Luckily, Mr. Lundgren had a plan. As a standardized test began, he’d circle the room, distributing on each desk a napkin, followed by a handful of what he called “Power Pellets.” We could eat one every so many questions, Lundgren instructed us, but we must make them last the length of the entire test.

Lo, what magical powers these power pellets possessed! Multicolored and filled with high fructose corn syrup, Power Pellets (aka Skittles) had the ability to stimulate our drooping brains as we answered one multiple choice question after another in our hot third-floor classroom. Skittles worked fine, a special treat with just enough fruity flavored pep to get us through the afternoon. But if Mr. Lundgren could have his way, maybe he would have given us each a double shot of espresso instead.

Lundgren had another idea about combating our universal, overwhelming urge to go down the form and fill in (B) for every answer. At the western wall of his classroom, Mr. Lundgren had built a condominium for kooshballs, each with its own plastic face protruding from its fur (or whatever that stuff was). Some were animals, others were cartoon characters.

On special occasions, like when we were about to do something utterly dull, we were each allowed to travel to the Koosh Condo Complex and retrieve a koosh character of our choosing. We could hang onto the toy throughout the test, gripping its weird texture in the hand not in charge of the No. 2. Lundgren knew these toys weren’t interesting enough to mount a real distraction to our minds already accustomed to the near-seizure-invoking excitement of MarioKart and other Nintendo creations. But something about the tactile stimulation of the kooshes was enough to keep us going a bit longer without spontaneously combusting out of boredom.

When we weren’t undergoing these tests, Mr. Lundgren’s class was chock-full of hands-on science and math activities and vibrant class discussions. We each got to indulge in the creepy delight of handling what I believe was a sheep’s brain and spinal cord. Instead of pressuring each other to dumb ourselves down and look cool, my posse of sixth-grade girls convinced each other not to be too grossed out to actually participate. I still recall the oddly satisfying smell of formaldehyde, the squishiness of the brain in my hands, and, above all, the adrenaline rush I got from the experience.

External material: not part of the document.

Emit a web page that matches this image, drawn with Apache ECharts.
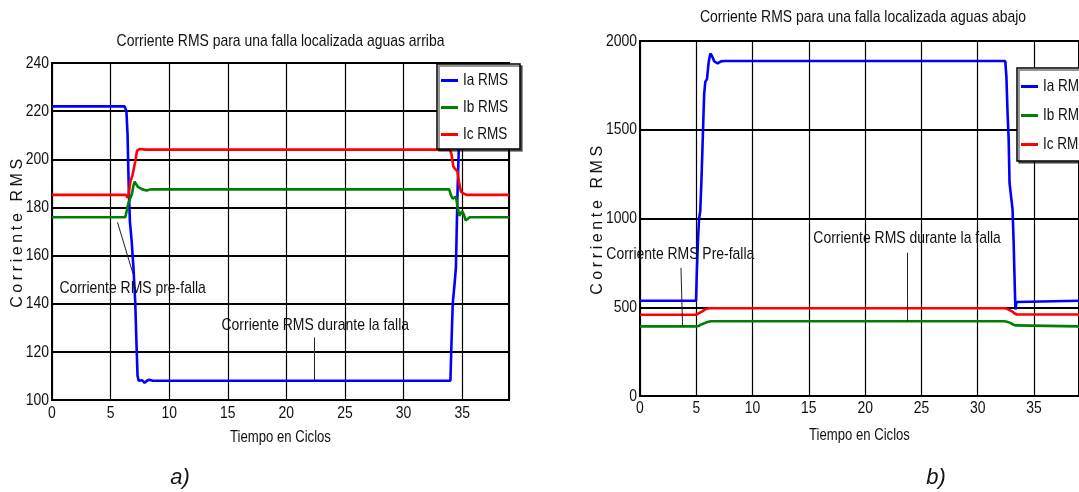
<!DOCTYPE html>
<html>
<head>
<meta charset="utf-8">
<script src="https://cdn.jsdelivr.net/npm/echarts@6/dist/echarts.min.js"></script>
<style>
html,body{margin:0;padding:0;background:#fff;}
#chart{width:1079px;height:492px;}
</style>
</head>
<body>
<div id="chart"></div>
<script>
// ---------- DATA ----------
const titleLeft = 'Corriente RMS para una falla localizada aguas arriba';
const titleRight = 'Corriente RMS para una falla localizada aguas abajo';
const yName = 'Corriente RMS';
const xName = 'Tiempo en Ciclos';
const seriesNames = ['Ia RMS', 'Ib RMS', 'Ic RMS'];
const panelLabels = ['a)', 'b)'];

// Left panel (aguas arriba): [ciclo, corriente]
const leftIa = [[0,222],[6.2,222],[6.35,220],[6.45,210],[6.55,188],[6.65,174],[6.8,166],[6.95,155],[7.1,141],[7.2,125],[7.3,110],[7.4,108],[7.7,108.2],[7.9,107.1],[8.1,108],[8.3,108.4],[8.6,108],
  [34.0,108],[34.1,125],[34.2,140],[34.35,148],[34.47,155],[34.6,185],[34.76,212],[34.9,220],[35.05,222],[39,222]];
const leftIb = [[0,175.9],[6.25,175.9],[6.4,179],[6.53,182],[6.68,181.4],[6.82,185.6],[6.95,189],[7.05,190.7],[7.2,189.5],[7.34,188.5],[7.7,187.5],[8.08,187],[8.4,187.5],
  [33.9,187.5],[34.05,185],[34.2,183.6],[34.47,184.5],[34.62,180],[34.76,176.5],[35.0,178.5],[35.15,177],[35.3,174.6],[35.65,175.9],[39,175.9]];
const leftIc = [[0,185.2],[6.3,185.2],[6.45,184],[6.55,186],[6.7,191],[6.85,193],[7.0,193.5],[7.1,199],[7.25,203.5],[7.5,204.3],[8.0,204],[8.5,204],
  [33.95,204],[34.1,202],[34.25,197],[34.4,196],[34.6,195],[34.75,190],[34.9,186.5],[35.1,185.8],[35.4,185.2],[39,185.2]];

// Right panel (aguas abajo)
const rightIa = [[0,537],[4.98,537],[5.05,700],[5.15,880],[5.25,1000],[5.35,1040],[5.45,1200],[5.6,1500],[5.7,1700],[5.8,1770],[5.95,1785],[6.1,1880],[6.25,1929],[6.4,1915],[6.6,1885],[6.9,1874],[7.2,1885],[7.5,1887],
  [32.45,1887],[32.55,1800],[32.65,1600],[32.75,1450],[32.83,1200],[32.9,1160],[33.0,1150],[33.1,1050],[33.2,850],[33.3,600],[33.35,487],[33.45,530],[33.55,537],[39,537]];
const rightIb = [[0,392],[4.95,392],[5.2,394],[5.4,402],[5.6,407],[5.9,415],[6.3,421],
  [32.37,421],[32.6,418],[32.9,412],[33.1,404],[33.33,398],[33.5,392],[39,392]];
const rightIc = [[0,458],[4.95,458],[5.2,465],[5.53,477],[5.8,488],[6.11,494],
  [32.46,494],[32.7,488],[33.04,477],[33.25,466],[33.47,459],[39,459]];

// Annotations: texts at [ciclo, corriente], arrows from -> to
const leftNotes = [
  {text: 'Corriente RMS pre-falla', at: [6.88, 146.5]},
  {text: 'Corriente RMS durante la falla', at: [22.47, 131]}
];
const leftArrows = [[[6.91,152.5],[5.59,173.8]], [[22.4,126],[22.4,108.3]]];
const rightNotes = [
  {text: 'Corriente RMS Pre-falla', at: [3.58, 797]},
  {text: 'Corriente RMS durante la falla', at: [23.73, 891]}
];
const rightArrows = [[[3.64,722],[3.78,395]], [[23.78,807],[23.75,421]]];

const xTicks = {min: 0, max: 39, interval: 5};
const yLeft = {min: 100, max: 240, interval: 20};
const yRight = {min: 0, max: 2000, interval: 500};
const colors = ['#0000ff', '#008000', '#ff0000'];

// ---------- STYLE ----------
const FONT = 'Liberation Sans';
// Emulate a narrow sans (Arial Narrow look): condense glyphs horizontally around the anchor,
// keep the rotated axis name regular with wide tracking, keep the panel letters regular.
(function(){
  const proto = CanvasRenderingContext2D.prototype;
  const orig = proto.fillText;
  const regular = new Set(panelLabels);
  proto.fillText = function(t, x, y, w){
    const s = String(t);
    if (s === yName) {
      this.save();
      if ('letterSpacing' in this) this.letterSpacing = '3.6px';
      orig.call(this, s, x, y);
      this.restore();
      return;
    }
    if (regular.has(s)) { orig.call(this, s, x, y); return; }
    this.save();
    this.translate(x, y);
    this.scale(0.82, 1);
    orig.call(this, s, 0, 0);
    this.restore();
  };
})();

const chart = echarts.init(document.getElementById('chart'), null, {renderer: 'canvas'});

function xAxisFor(gridIndex, nameGap, labelMargin){
  return {
    type: 'value', gridIndex, min: xTicks.min, max: xTicks.max, interval: xTicks.interval,
    name: xName, nameLocation: 'middle', nameGap, nameMoveOverlap: false,
    nameTextStyle: {fontFamily: FONT, fontSize: 16, color: '#111'},
    axisLine: {show: true, onZero: false, lineStyle: {color: '#000', width: 2}},
    axisTick: {show: false},
    axisLabel: {fontFamily: FONT, fontSize: 17, color: '#111', margin: labelMargin, showMaxLabel: false,
      formatter: v => String(v)},
    splitLine: {show: true, lineStyle: {color: '#000', width: 1.2}}
  };
}
function yAxisFor(gridIndex, rng, nameGap){
  return {
    type: 'value', gridIndex, min: rng.min, max: rng.max, interval: rng.interval,
    name: yName, nameLocation: 'middle', nameGap, nameMoveOverlap: false,
    nameTextStyle: {fontFamily: FONT, fontSize: 16, color: '#111'},
    axisLine: {show: true, onZero: false, lineStyle: {color: '#000', width: 2}},
    axisTick: {show: false},
    axisLabel: {fontFamily: FONT, fontSize: 17, color: '#111', margin: 3, formatter: v => String(v)},
    splitLine: {show: true, lineStyle: {color: '#000', width: 2}}
  };
}
function lineSeries(name, data, idx, color, notes, arrows){
  const s = {
    name, type: 'line', data, xAxisIndex: idx, yAxisIndex: idx,
    showSymbol: false, symbol: 'none', smooth: false,
    lineStyle: {color, width: 2.6}, itemStyle: {color},
    emphasis: {disabled: true}, silent: true
  };
  if (notes) {
    s.markPoint = {
      symbol: 'circle', symbolSize: 0, silent: true, animation: false,
      label: {show: true, position: 'inside', formatter: '{b}', fontFamily: FONT, fontSize: 17, color: '#111'},
      data: notes.map(n => ({name: n.text, coord: n.at}))
    };
  }
  if (arrows) {
    s.markLine = {
      symbol: ['none', 'arrow'], symbolSize: [0, 7], silent: true, animation: false,
      label: {show: false},
      lineStyle: {color: '#222', width: 1, type: 'solid'},
      emphasis: {disabled: true},
      data: arrows.map(a => [{coord: a[0]}, {coord: a[1]}])
    };
  }
  return s;
}
function legendFor(left, top, gap, pad){
  return {
    data: seriesNames, orient: 'vertical', left, top,
    icon: 'rect', itemWidth: 17, itemHeight: 3, itemGap: gap, padding: pad,
    backgroundColor: '#fff', borderColor: '#000', borderWidth: 1.5,
    shadowColor: 'rgba(0,0,0,0.55)', shadowOffsetX: 2, shadowOffsetY: 2, shadowBlur: 0,
    textStyle: {fontFamily: FONT, fontSize: 16.5, color: '#111', width: 44},
    selectedMode: false, z: 10
  };
}

const option = {
  animation: false,
  backgroundColor: '#fff',
  title: [
    {text: titleLeft, left: 280.5, top: 32.5, textAlign: 'center', padding: 0,
     textStyle: {fontFamily: FONT, fontSize: 17, fontWeight: 'normal', color: '#111'}},
    {text: titleRight, left: 863, top: 8.5, textAlign: 'center', padding: 0,
     textStyle: {fontFamily: FONT, fontSize: 17, fontWeight: 'normal', color: '#111'}},
    {text: panelLabels[0], left: 180, top: 467, textAlign: 'center', padding: 0,
     textStyle: {fontFamily: FONT, fontSize: 22, fontStyle: 'italic', fontWeight: 'normal', color: '#111'}},
    {text: panelLabels[1], left: 936, top: 467, textAlign: 'center', padding: 0,
     textStyle: {fontFamily: FONT, fontSize: 22, fontStyle: 'italic', fontWeight: 'normal', color: '#111'}}
  ],
  legend: [
    legendFor(437, 64, 10, [8, 2, 6, 4]),
    legendFor(1017, 68, 12, [10, 30, 8, 4])
  ],
  grid: [
    {left: 52, top: 63, width: 457, height: 337, show: true, borderColor: '#000', borderWidth: 2, backgroundColor: '#fff'},
    {left: 640, top: 41, width: 446, height: 355, show: true, borderColor: '#000', borderWidth: 2, backgroundColor: '#fff'}
  ],
  xAxis: [xAxisFor(0, 30, 5), xAxisFor(1, 32, 4)],
  yAxis: [yAxisFor(0, yLeft, 26), yAxisFor(1, yRight, 34)],
  series: [
    lineSeries(seriesNames[0], leftIa, 0, colors[0]),
    lineSeries(seriesNames[1], leftIb, 0, colors[1], leftNotes, leftArrows),
    lineSeries(seriesNames[2], leftIc, 0, colors[2]),
    lineSeries(seriesNames[0], rightIa, 1, colors[0]),
    lineSeries(seriesNames[1], rightIb, 1, colors[1], rightNotes, rightArrows),
    lineSeries(seriesNames[2], rightIc, 1, colors[2])
  ]
};
chart.setOption(option);
</script>
</body>
</html>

I also wrote my first research paper ever in Mr. Lundgren’s class. We each chose a nation in
Africa to cover. Mine was four or five pages on everything I could discover about Burundi. Of course, we were still 12, and the whole class went bananas when one of our classmates got up to present his paper on Djbouti (or, as some boys in the class repeated with glee, “YO BOOTY!”). Still, who knew that my start as a researcher and writer in Mr. Lundgren’s class would one day lead to my extensive college thesis on labor movement strategies in Latin America? (On second thought, Mr. Lundgren probably could have guessed.)

A few years after I graduated from
Hatch School, as I embarked on my struggle to survive freshman year at OPRF (the rest of my life depended on my success there, after all), I got the news that Mr. Lundgren had passed away. He had just returned from a trip to Europe with his family and was about to begin his 27th year of teaching. His wake was packed with his former students, all recalling his sharp sense of humor and sly smile. But more than anything, we remembered the comfort we felt in his classroom at an age where debilitating awkwardness prevailed pretty much everywhere else.

I’m a grown-up now. I somehow got through junior high, high school and college without becoming a complete drain on society. With some perspective and additional education, I can now look back and appreciate Mr. Lundgren’s unique pedagogical approach.

I wonder what he’d say nowadays, looking at the state of our education system after eight years of President Bush’s standardized testing-crazed education mandate. Maybe he would have retired by now, and would be lounging with his family on another European vacation this summer. But I’m guessing that come fall, he’d probably still be teaching in that third floor classroom, well into his 60s, and opening up another bag of Power Pellets.